Ford's domestic manufacturing footprint serves as a deliberate commercial differentiator. The company said its manufacturing and supply chain strategy is structured to meet Investment Tax Credit (ITC) requirements and domestic content standards under Section 48E applicable to grid-scale storage, a feature utility buyers and project finance teams have increasingly prioritized amid trade policy uncertainty.

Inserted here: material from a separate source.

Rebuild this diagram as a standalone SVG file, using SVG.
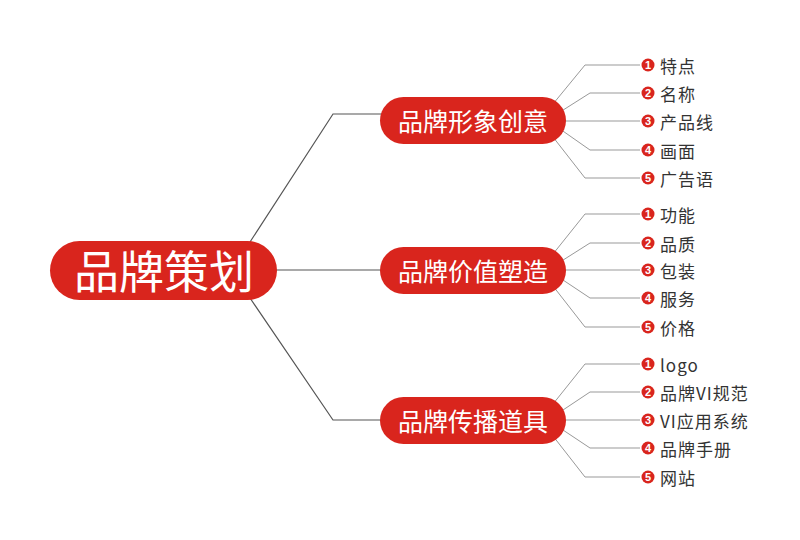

The competitive landscape is formidable. Tesla deployed a record 46.7 GWh of energy storage in 2025 and is preparing volume production of its next-generation Megapack 3 from its Houston gigafactory, which carries a stated 50 GWh annual production capacity. Ford's 20 GWh annual target represents less than half of Tesla's planned Megapack output, though market demand is expanding fast enough to support multiple large suppliers. The U.S. is expected to add approximately 24 GW of new utility-scale battery storage in 2026, nearly double the record 15 GW installed in 2025, with industry projections pointing to more than 600 GWh of cumulative BESS capacity on the U.S. grid by 2030.
Outlook
Ford Energy faces a tight execution timeline. The late-2027 first delivery date leaves approximately 18 months from formal launch to commission and prove an industrial BESS operation at scale. If Ford meets the 20 GWh target, it would capture a meaningful share of the projected U.S. storage installation pipeline and establish a new class of automaker-led energy infrastructure supplier competing directly with purpose-built storage OEMs. Procurement officers and project developers will evaluate Ford Energy's bankability, warranty framework, and interconnection readiness ahead of any long-term offtake commitments.